Je vous présente un épisode associé aux Jeux Olympiques de Tokyo en 1964. De nos jours, dans les rues de la capitale japonaise il est difficile de trouver des poubelles. Après le terrorisme intérieur provoqué par l’incident du gaz sarin dans le métro en 1995, ils ont retiré presque toutes les poubelles pour avoir plus de visibilité. Cependant, les gens ne jettent généralement pas leurs déchets dans la rue.

Le Tokyo d’aujourd’hui est une ville plus ou moins propre. Mais avant 1964, les Tokyoïtes jetaient leurs ordures dans la rue. Lorsque Tokyo a été choisie pour accueillir les Jeux Olympiques, ils ont fait comprendre aux citoyens qu’accueillir des étrangers dans un endroit sale serait honteux et qu’il fallait prendre des mesures. Cette conscience de la honte a changé les gens et la capitale a gagné en civilité. Cet exemple est un témoignage que la société peut s’améliorer avec le désir de chaque citoyen.

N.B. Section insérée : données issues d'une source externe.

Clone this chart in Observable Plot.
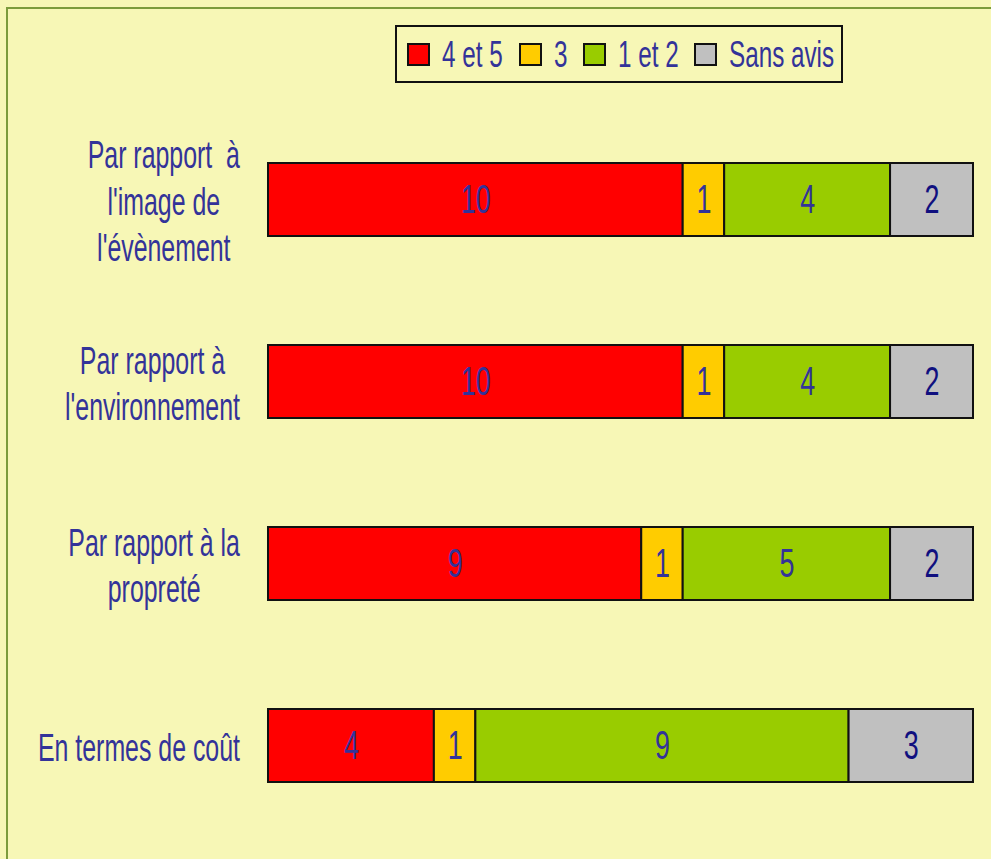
<!DOCTYPE html>
<html>
<head>
<meta charset="utf-8">
<script src="https://cdn.jsdelivr.net/npm/d3@7"></script>
<script src="https://cdn.jsdelivr.net/npm/@observablehq/plot@0.6"></script>
<style>
  html, body { margin: 0; padding: 0; background: #F7F7B6; }
  #wrap { position: relative; width: 991px; height: 859px; overflow: hidden; background: #F7F7B6; }
  #frame { position: absolute; left: 6px; top: 7px; width: 1200px; height: 1200px; border-left: 2px solid #7C9C3C; border-top: 2px solid #7C9C3C; box-sizing: border-box; }
  #chart { position: absolute; left: 0; top: 0; }
  #legend { position: absolute; left: 395px; top: 25px; width: 448px; height: 58px; box-sizing: border-box; border: 2px solid #111; display: flex; align-items: center; padding-left: 10px; font-family: "Liberation Sans", Arial, sans-serif; font-size: 37px; color: #333399; }
  .item { display: flex; align-items: center; margin-right: 16px; }
  .sw { width: 23px; height: 23px; box-sizing: border-box; border: 2px solid #111; margin-right: 12px; }
  .lt { display: inline-block; transform-origin: left center; white-space: pre; line-height: 1; }
</style>
</head>
<body>
<div id="wrap">
  <div id="frame"></div>
  <div id="chart"></div>
  <div id="legend"></div>
</div>
<script>
const categories = [
  "Par rapport  à\nl'image de\nl'évènement",
  "Par rapport à\nl'environnement",
  "Par rapport à la\npropreté",
  "En termes de coût"
];
const series = ["4 et 5", "3", "1 et 2", "Sans avis"];
const colors = ["#FF0000", "#FFCC00", "#99CC00", "#C0C0C0"];
const values45 = [10, 10, 9, 4];
const values3 = [1, 1, 1, 1];
const values12 = [4, 4, 5, 9];
const valuesSans = [2, 2, 2, 3];

const FONT = '"Liberation Sans", Arial, sans-serif';
const AXIS_FONT_SIZE = 38;

// horizontal squeeze so that the typeface looks condensed like the reference
const ctx = document.createElement("canvas").getContext("2d");
ctx.font = `${AXIS_FONT_SIZE}px ${FONT}`;
const SQUEEZE = 175 / ctx.measureText("l'environnement").width;

const seriesValues = [values45, values3, values12, valuesSans];
const data = [];
categories.forEach((c, i) => {
  series.forEach((s, j) => data.push({cat: c, series: s, value: seriesValues[j][i]}));
});

const chart = Plot.plot({
  width: 991,
  height: 859,
  marginLeft: 268,
  marginRight: 18,
  marginTop: 108,
  marginBottom: 23,
  style: {background: "transparent", fontFamily: FONT, color: "#333399", overflow: "visible"},
  x: {domain: [0, 17], axis: null},
  y: {domain: categories, paddingInner: 0.6, paddingOuter: 0.3, axis: null},
  color: {domain: series, range: colors},
  marks: [
    Plot.barX(data, Plot.stackX({x: "value", y: "cat", fill: "series", stroke: "#111", strokeWidth: 2})),
    Plot.text(data, Plot.stackX({x: "value", y: "cat", z: "series",
      text: d => d.series !== "Sans avis" ? String(d.value) : "", fill: "#333399", fontSize: 41})),
    Plot.text(data, Plot.stackX({x: "value", y: "cat", z: "series",
      text: d => d.series === "Sans avis" ? String(d.value) : "", fill: "#10107F", fontSize: 41})),
    Plot.axisY({tickSize: 0, textAnchor: "middle", lineHeight: 1.22, fontSize: AXIS_FONT_SIZE, fill: "#333399", label: null, tickPadding: 0})
  ]
});
document.getElementById("chart").appendChild(chart);

// narrow the glyphs horizontally
chart.querySelectorAll("text").forEach(t => {
  const x = +(t.getAttribute("x") || 0);
  const T = t.getAttribute("transform") || "";
  t.setAttribute("transform", `${T} translate(${x},0) scale(${SQUEEZE},1) translate(${-x},0)`);
});

// align y tick labels: centered lines, block right edge at 240
const svgLeft = chart.getBoundingClientRect().left;
chart.querySelectorAll('g[aria-label="y-axis tick label"] text').forEach(t => {
  const r = t.getBoundingClientRect();
  const dx = 240 - (r.right - svgLeft);
  t.setAttribute("transform", `translate(${dx},0) ` + t.getAttribute("transform"));
});

// legend
const legend = document.getElementById("legend");
series.forEach((s, i) => {
  const item = document.createElement("div");
  item.className = "item";
  const sw = document.createElement("div");
  sw.className = "sw";
  sw.style.background = colors[i];
  const lt = document.createElement("span");
  lt.className = "lt";
  lt.textContent = s;
  item.appendChild(sw);
  item.appendChild(lt);
  legend.appendChild(item);
});
legend.querySelectorAll(".lt").forEach(lt => {
  const w = lt.offsetWidth;
  lt.style.transform = `scaleX(${SQUEEZE})`;
  lt.style.marginRight = `${-(1 - SQUEEZE) * w}px`;
});
</script>
</body>
</html>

Enfin, à ma connaissance, je ne suis pas issu d’une famille bushi. Cependant, certains m’ont dit que je ressemblais au samouraï. Les questions de guerre ne m’intéressent pas. En tout cas, je trouve curieuse la philosophie de vie des Bushi car je vois que leur esprit demeure toujours dans notre façon d’être. Un jour, je vous reparlerai d’autres sujets liés au bushidō.